I have known for a long time that I am cursed. Whichever lane of traffic I am in is the lane that doesn’t move. If I switch lanes to one that’s moving, that lane immediately stops moving. If I am waiting in a check-out line at a store, something will happen to slam the brakes on the progress of the line. It could be anything; some elderly person deciding to divest him/herself of all the loose change in their pocket or purse in order to grace the store with exact change for their purchase; it could be someone writing a check for one roll of toilet tissue and a package of tic-tacs, necessitating more ID than is required at Fort Knox. Who knows? Whenever I show up and pick a line, it stops.
Today, I ran into the supermarket to pick up a couple things for dinner. I went to the Express lane, as I only had seven items (I obey the rules, folks). There was only one person ahead of me, and he was picking up his bag and leaving as I approached.
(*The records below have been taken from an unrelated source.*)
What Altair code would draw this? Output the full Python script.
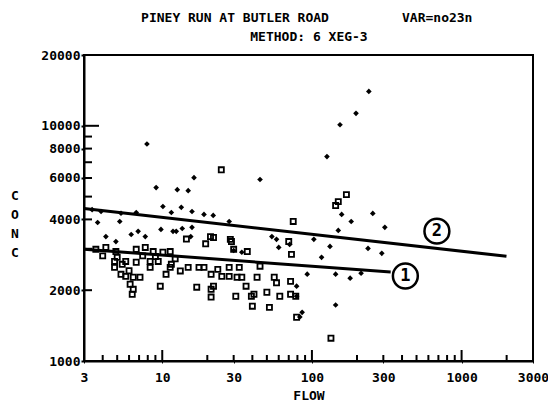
import altair as alt
import pandas as pd

FONT = "DejaVu Sans Mono"

# Filled diamonds (upper cloud)
flow_d = [7.9, 9.1, 12.6, 14.9, 16.3, 45, 240, 197, 154, 126, 158, 183, 255, 307, 150,
          132, 237, 293, 116, 103, 93, 144, 180, 213, 79, 79, 144, 86, 83, 3.4, 3.9,
          5.3, 6.7, 10.1, 11.5, 13.4, 15.8, 19, 21.9, 28, 3.7, 5.2, 4.2, 4.9, 6.2,
          6.9, 7.7, 9.8, 11.8, 13.6, 15.8, 54, 58, 60, 71, 30, 34, 12.4, 15.5]
conc_d = [8370, 5460, 5350, 5300, 6020, 5910, 14000, 11300, 10100, 7400, 4200, 3920, 4240, 3700, 3590,
          3070, 3010, 2870, 2760, 3290, 2340, 2340, 2250, 2360, 2080, 1885, 1730, 1610, 1540, 4400, 4320,
          4250, 4280, 4540, 4280, 4500, 4320, 4200, 4160, 3920, 3880, 3920, 3380, 3220, 3450,
          3560, 3380, 3625, 3560, 3660, 3700, 3380, 3290, 3040, 3130, 2950, 2900, 3560, 3380]

# Open squares (lower cloud)
flow_o = [24.8, 170, 150, 144, 75, 70, 22, 28.5, 37, 134, 3.6, 4.2, 4.9, 6.7, 7.7, 8.7, 10.1,
          11.3, 4.8, 5.7, 6.7, 8.3, 9.4, 11.5, 4.8, 5.3, 5.7, 6.4, 7.1, 6.1, 6.4, 6.3, 9.7,
          8.3, 10.6, 11.3, 13.2, 14.9, 17, 21.2, 22, 21.2, 31, 39.4, 41, 40, 52, 50, 61, 72,
          78, 36.3, 43, 56, 58, 72, 17.6, 19, 21.2, 25, 28, 31.6, 34, 23.5, 28, 32.7, 45, 79,
          73, 21, 29, 30, 5.4, 14.5, 19.5, 4.0, 5.0, 6.0, 7.4, 9.0, 12.2]
conc_o = [6500, 5100, 4760, 4580, 3920, 3220, 3350, 3290, 2920, 1250, 2985, 3040, 2920, 2985, 3040, 2920, 2900,
          2920, 2650, 2650, 2630, 2650, 2650, 2577, 2500, 2337, 2290, 2270, 2270, 2120, 2018, 1922, 2080,
          2500, 2337, 2500, 2415, 2500, 2060, 2018, 2080, 1870, 1885, 1885, 1922, 1710, 1690, 1960, 1885, 1922,
          1885, 2080, 2270, 2270, 2150, 2180, 2500, 2500, 2337, 2290, 2290, 2270, 2270, 2453, 2500, 2500, 2530, 1535,
          2840, 3380, 3220, 2985, 2577, 3300, 3150, 2800, 2760, 2420, 2800, 2780, 2720]

# Regression lines
line_id = ["1", "1", "2", "2"]
line_flow = [3, 336, 3, 1995]
line_conc = [2985, 2390, 4450, 2786]

# Circled labels
lab_text = ["1", "2"]
lab_flow = [421, 684]
lab_conc = [2298, 3565]

x_labels = [3, 10, 30, 100, 300, 1000, 3000]
y_labels = [1000, 2000, 4000, 6000, 8000, 10000, 20000]
x_minor = [4, 5, 6, 7, 8, 9, 20, 30, 40, 50, 60, 70, 80, 90, 200, 300, 400, 500, 600,
           700, 800, 900, 2000]
x_major = [10, 100, 1000]
y_minor = [2000, 3000, 4000, 5000, 6000, 7000, 8000, 9000]
y_major = [10000]

W, H = 449, 306

x_enc = alt.X("flow:Q", title="FLOW",
              scale=alt.Scale(type="log", domain=[3, 3000], nice=False),
              axis=alt.Axis(values=x_labels, format="d", grid=False, tickSize=2, labelPadding=8,
                            labelFont=FONT, labelFontSize=13, labelFontWeight="bold",
                            labelColor="black", titleFont=FONT, titleFontSize=13,
                            titleFontWeight="bold", titleColor="black", titlePadding=5,
                            domainColor="black", domainWidth=2, tickColor="black",
                            labelFlush=False, labelOverlap=False))
y_enc = alt.Y("conc:Q", title=None,
              scale=alt.Scale(type="log", domain=[1000, 20000], nice=False),
              axis=alt.Axis(values=y_labels, format="d", grid=False, tickSize=3, labelPadding=1,
                            labelFont=FONT, labelFontSize=13, labelFontWeight="bold",
                            labelColor="black", domainColor="black", domainWidth=2,
                            tickColor="black", tickWidth=2, labelFlush=False,
                            labelOverlap=False))

df_d = pd.DataFrame({"flow": flow_d, "conc": conc_d})
df_o = pd.DataFrame({"flow": flow_o, "conc": conc_o})
df_l = pd.DataFrame({"id": line_id, "flow": line_flow, "conc": line_conc})
df_lab = pd.DataFrame({"lab": lab_text, "flow": lab_flow, "conc": lab_conc})

pts_d = alt.Chart(df_d).mark_point(shape="diamond", filled=True, color="black",
                                   size=32, opacity=1).encode(x=x_enc, y=y_enc)
pts_o = alt.Chart(df_o).mark_point(shape="square", filled=False, color="black",
                                   size=26, strokeWidth=1.8, opacity=1).encode(x=x_enc, y=y_enc)
lines = alt.Chart(df_l).mark_line(color="black", strokeWidth=3).encode(
    x=x_enc, y=y_enc, detail="id:N")
circles = alt.Chart(df_lab).mark_point(shape="circle", filled=False, color="black",
                                       size=620, strokeWidth=2.5, opacity=1).encode(x=x_enc, y=y_enc)
circ_txt = alt.Chart(df_lab).mark_text(font=FONT, fontSize=17, fontWeight="bold",
                                       color="black").encode(x=x_enc, y=y_enc, text="lab:N")

# inward tick marks
xt_minor = alt.Chart(pd.DataFrame({"flow": x_minor})).mark_rule(
    color="black", strokeWidth=2).encode(x=x_enc, y=alt.value(H), y2=alt.value(H - 6))
xt_major = alt.Chart(pd.DataFrame({"flow": x_major})).mark_rule(
    color="black", strokeWidth=2).encode(x=x_enc, y=alt.value(H), y2=alt.value(H - 11))
yt_minor = alt.Chart(pd.DataFrame({"conc": y_minor})).mark_rule(
    color="black", strokeWidth=2).encode(y=y_enc, x=alt.value(0), x2=alt.value(8))
yt_major = alt.Chart(pd.DataFrame({"conc": y_major})).mark_rule(
    color="black", strokeWidth=2).encode(y=y_enc, x=alt.value(0), x2=alt.value(15))

def label(text, x, y, align="center"):
    return alt.Chart(pd.DataFrame({"t": [text]})).mark_text(
        font=FONT, fontSize=13, fontWeight="bold", color="black", align=align,
        baseline="middle", lineBreak="\n", lineHeight=19
    ).encode(text="t:N", x=alt.value(x), y=alt.value(y))

t1 = label("PINEY RUN AT BUTLER ROAD", 151, -37)
t2 = label("VAR=no23n", 318, -37, align="left")
t3 = label("METHOD: 6 XEG-3", 225, -18)
conc_title = label("C\nO\nN\nC", -69, 141)

chart = alt.layer(
    pts_d, pts_o, lines, circles, circ_txt, xt_minor, xt_major, yt_minor, yt_major,
    t1, t2, t3, conc_title
).properties(
    width=W, height=H,
    padding={"left": 84, "top": 55, "right": 15, "bottom": 41},
    autosize=alt.AutoSizeParams(type="none"),
    background="white"
).configure_view(stroke="black", strokeWidth=2)

chart.save("out.html", embed_options={"renderer": "svg", "actions": False})
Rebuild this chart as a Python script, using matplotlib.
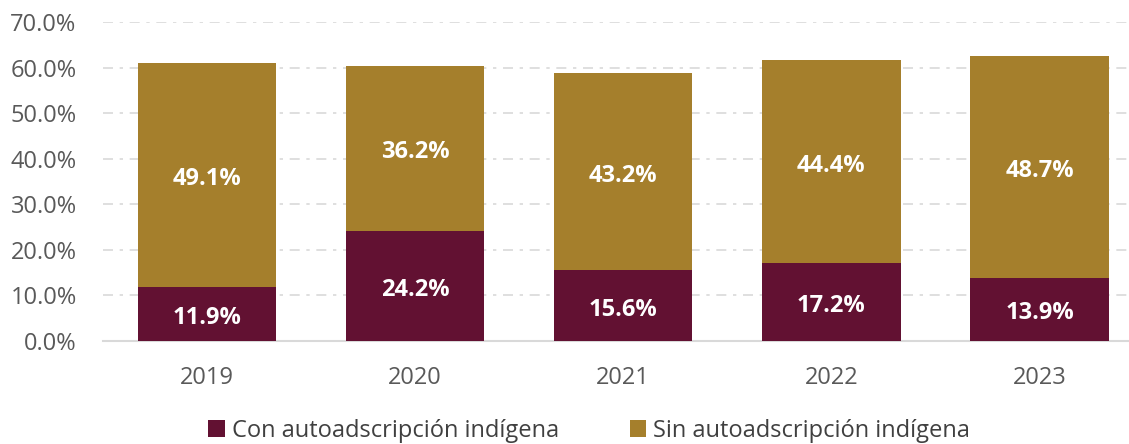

Oh joy! I thought. I will pay for my food and leave with no delay!
Fat chance.
My purchase came to $10.88. I gave the cashier a ten dollar bill and a one dollar bill. Then it happened. The Curse.
Maybe your supermarket does this, too. A little printer machine next to the register prints one or two coupons for Friskies cat food, or Charmin bathroom tissue or something, and you get this neat-o little spiff along with your change and receipt. It’s not your receipt, understand, it’s just something the store does to entice you back.
This machine had run out of tape. The coupon couldn’t print. The cashier had to open it, take out the empty spindle, open up a new roll, and try to install it. It wasn’t working properly, so she rang for the front-end manager. And waited. And waited.
No apology, no “this will only take a minute, sorry”, no nothing. I don’t know if she couldn’t finish the transaction unless this printer was working, or whether she felt she shouldn’t, or was incapable of making change without the LCD readout telling her how much $10.88 from $11.00 was. I just don’t know. But we stood there silently for a long moment.
Finally, I realized I was waiting for twelve lousy cents. Twelve cents I probably wouldn’t bother bending over and picking up if I dropped it in the street.
So I picked up my purchases, told the cashier, “This isn’t worth waiting for twelve cents. See ya,” and left the store.